Crónica de André Rosa: A luz que Lisboa tem

Alfama (Fotografia de Pedro Rocha/GI)
Elogiada por poetas, eternizada por pintores e fotógrafos, a luz de Lisboa é singular. Entre pelas ruas e difunde-se a partir dos telhados que se moldam às sete colinas.

Lisboa tem uma luz especial, que abraça e cativa quase todos os que por ela passam. É límpida, luminosa e quente. Podia ser apenas impressão minha, mas não é – e tem base factual: Lisboa é mesmo a terceira capital europeia com mais horas de sol por ano – 2799 -, capaz de irradiar num qualquer fim de semana, entre junho e setembro, 20,5 horas de sol. Para quem gosta de viver as cidades, como eu, não há luz como a de Lisboa.

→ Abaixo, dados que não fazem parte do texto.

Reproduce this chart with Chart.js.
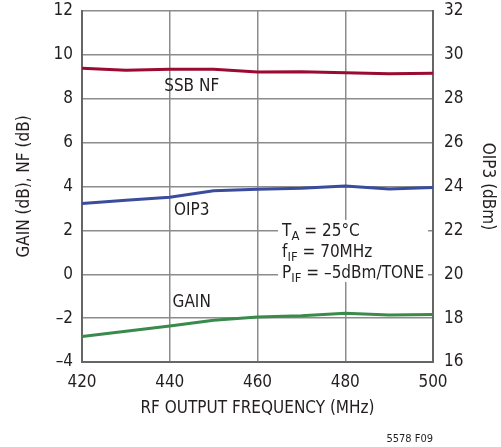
<!DOCTYPE html>
<html>
<head>
<meta charset="utf-8">
<script src="https://cdn.jsdelivr.net/npm/chart.js@4.4.1/dist/chart.umd.min.js"></script>
<style>
  html, body { margin: 0; padding: 0; background: #fff; }
  #wrap { width: 501px; height: 447px; position: relative; }
</style>
</head>
<body>
<div id="wrap"><canvas id="chart"></canvas></div>
<script>
// RF output frequency (MHz)
const freqs = [420, 430, 440, 450, 460, 470, 480, 490, 500];
const nfValues = [9.39, 9.30, 9.34, 9.34, 9.22, 9.23, 9.19, 9.14, 9.16];
const oip3Values = [23.23, 23.37, 23.51, 23.81, 23.87, 23.92, 24.02, 23.89, 23.96];
const gainValues = [-2.84, -2.60, -2.36, -2.10, -1.95, -1.89, -1.78, -1.86, -1.83];
const xTicks = [420, 440, 460, 480, 500];

const FONT = '"DejaVu Sans Condensed", "Roboto", sans-serif';
const gridCol = '#8c8c8c';

const toPts = (vals) => freqs.map((f, i) => ({ x: f, y: vals[i] }));
const minus = v => String(v).replace('-', '–');

const notes = {
  id: 'notes',
  afterDatasetsDraw(chart) {
    const { ctx, scales: { x, y } } = chart;
    ctx.save();
    ctx.fillStyle = '#231f20';
    ctx.textBaseline = 'middle';
    ctx.font = '17px ' + FONT;
    ctx.textAlign = 'center';
    ctx.fillText('SSB NF', x.getPixelForValue(445), y.getPixelForValue(8.54));
    ctx.fillText('OIP3', x.getPixelForValue(445), y.getPixelForValue(2.88));
    ctx.fillText('GAIN', x.getPixelForValue(445), y.getPixelForValue(-1.31));

    // condition box, masks grid lines
    const bx = x.getPixelForValue(465.6), by = y.getPixelForValue(1.93);
    ctx.fillStyle = '#fff';
    ctx.fillRect(bx - 4, by - 12, 150, 62);
    ctx.fillStyle = '#231f20';
    ctx.textAlign = 'left';
    const line = (parts, yy) => {
      let cx = bx;
      parts.forEach(([t, sub]) => {
        ctx.font = (sub ? '13px ' : '17px ') + FONT;
        ctx.fillText(t, cx, yy + (sub ? 5 : 0));
        cx += ctx.measureText(t).width;
      });
    };
    line([['T'], ['A', 1], [' = 25°C']], by);
    line([['f'], ['IF', 1], [' = 70MHz']], by + 21);
    line([['P'], ['IF', 1], [' = –5dBm/TONE']], by + 42);

    ctx.font = '11px ' + FONT;
    ctx.textAlign = 'right';
    ctx.fillText('5578 F09', x.right, 439);
    ctx.restore();
  }
};

const fixV = w => s => { s.width = w; s.paddingTop = 0; s.paddingBottom = 0; };

new Chart(document.getElementById('chart'), {
  type: 'line',
  data: {
    datasets: [
      { label: 'SSB NF', data: toPts(nfValues), yAxisID: 'y', borderColor: '#9b0a32', borderWidth: 3, pointRadius: 0, tension: 0 },
      { label: 'OIP3', data: toPts(oip3Values), yAxisID: 'y2', borderColor: '#3a4c9e', borderWidth: 3, pointRadius: 0, tension: 0 },
      { label: 'GAIN', data: toPts(gainValues), yAxisID: 'y', borderColor: '#3a8a4c', borderWidth: 3, pointRadius: 0, tension: 0 }
    ]
  },
  options: {
    responsive: true,
    maintainAspectRatio: false,
    animation: false,
    layout: { padding: { top: 11, left: 0, right: 0, bottom: 0 } },
    plugins: { legend: { display: false }, tooltip: { enabled: false } },
    scales: {
      x: {
        type: 'linear', min: 420, max: 500,
        afterFit: s => { s.height = 85; s.paddingLeft = 0; s.paddingRight = 0; },
        afterBuildTicks: s => { s.ticks = xTicks.map(v => ({ value: v })); },
        grid: { color: gridCol, lineWidth: 1.5, drawTicks: false },
        border: { color: '#666', width: 2 },
        ticks: { padding: 10, color: '#231f20', font: { family: FONT, size: 17 } },
        title: { display: true, text: 'RF OUTPUT FREQUENCY (MHz)', color: '#231f20', font: { family: FONT, size: 17 }, padding: { top: 4, bottom: 28 } }
      },
      y: {
        position: 'left', min: -4, max: 12,
        afterFit: fixV(82),
        grid: { color: gridCol, lineWidth: 1.5, drawTicks: false },
        border: { color: '#666', width: 2 },
        ticks: { stepSize: 2, padding: 9, color: '#231f20', font: { family: FONT, size: 17 }, callback: minus },
        title: { display: true, text: 'GAIN (dB), NF (dB)', color: '#231f20', font: { family: FONT, size: 17 }, padding: { top: 14 } }
      },
      y2: {
        position: 'right', min: 16, max: 32,
        afterFit: fixV(68),
        grid: { display: false, drawTicks: false },
        border: { color: '#666', width: 2 },
        ticks: { stepSize: 2, padding: 11, color: '#231f20', font: { family: FONT, size: 17 } },
        title: { display: true, text: 'OIP3 (dBm)', color: '#231f20', font: { family: FONT, size: 17 }, padding: { top: 3 } }
      }
    }
  },
  plugins: [notes]
});
</script>
</body>
</html>
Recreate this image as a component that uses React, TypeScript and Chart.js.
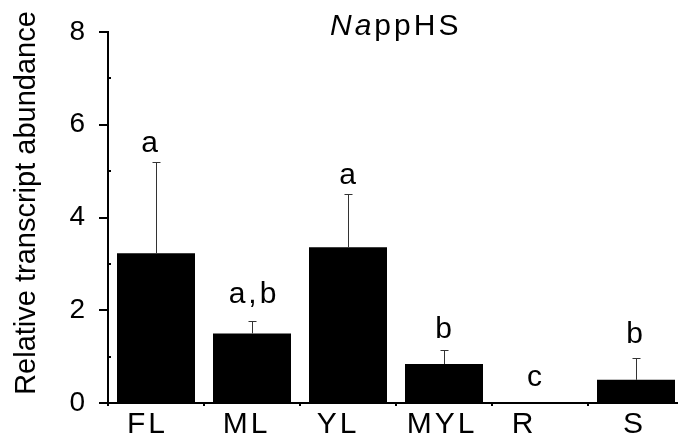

Uma rápida pesquisa deu-me algumas respostas para a origem deste “fenómeno”. Primeiro, a localização geográfica da capital: estar na costa sul atlântica da Europa é determinante para receber mais raios de sol. O facto de Lisboa estar virada a sul e ter uma longa frente ribeirinha também lhe proporciona mais horas de sol a descoberto. O vento, imagine-se, desempenha igualmente o seu papel: ao ser constante, limpa mais o ar.

Em nenhuma cidade julgo ter encontrado um ar tão límpido como aquele que Lisboa respira de manhã, seja primavera, verão, outono ou inverno.

Em dias de céu limpo, dou graças a Deus por viver num país e trabalhar numa cidade como esta, luminosa, em que o frio cortante do inverno é rapidamente amenizado pelos raios quentes de sol. Lisboa irradia luz por todos os poros.

Basta olhar à nossa volta, a cidade é como um espelho. A luz reflete-se nas fachadas cor-de-rosa, amarelas e ocres das habitações, nos vidros dos edifícios modernos e no curso do Tejo que banha a cidade. Entra pelas ruas outrora construídas perpendicularmente à linha do rio e difunde-se a partir dos telhados que se moldam às sete colinas.
E a calçada portuguesa preta e branca funciona como um espelho – assim como os automóveis estacionados durante horas ao sol. Em Lisboa, o mesmo sol que queima impiedoso do seu ponto mais alto é o que aconchega o final de tarde mais ventoso e agreste. Como não amar este espetro de luminosidades e temperaturas? De dia, Lisboa tem tantos ou mais encantos que a sua versão noturna e boémia.

Houve poetas que a elogiaram, pintores que a eternizaram, fotógrafos e realizadores ávidos de a captar pelas lentes. E os turistas, quando chegam a sítios como o Miradouro das Portas do Sol e desatam a tirar fotografias ao casario e ao Tejo infinitos, lembram sem querer os lisboetas de como a cidade tem uma luz incomum, digna de registo e de contemplação. O desafio é olhar com olhos de ver para o que está à nossa frente. Apreciar com tempo. Demorar a reparar. Absorver cada feixe de luz como se fosse o último.

Mas Lisboa, sempre tão luminosa e próspera, atravessa agora um limbo de incertezas. É tempo de olhar para si mesma e interrogar-se: pensar que cidade ambiciona ser, com a certeza de que a sua luz mágica, à partida, brilhará sempre.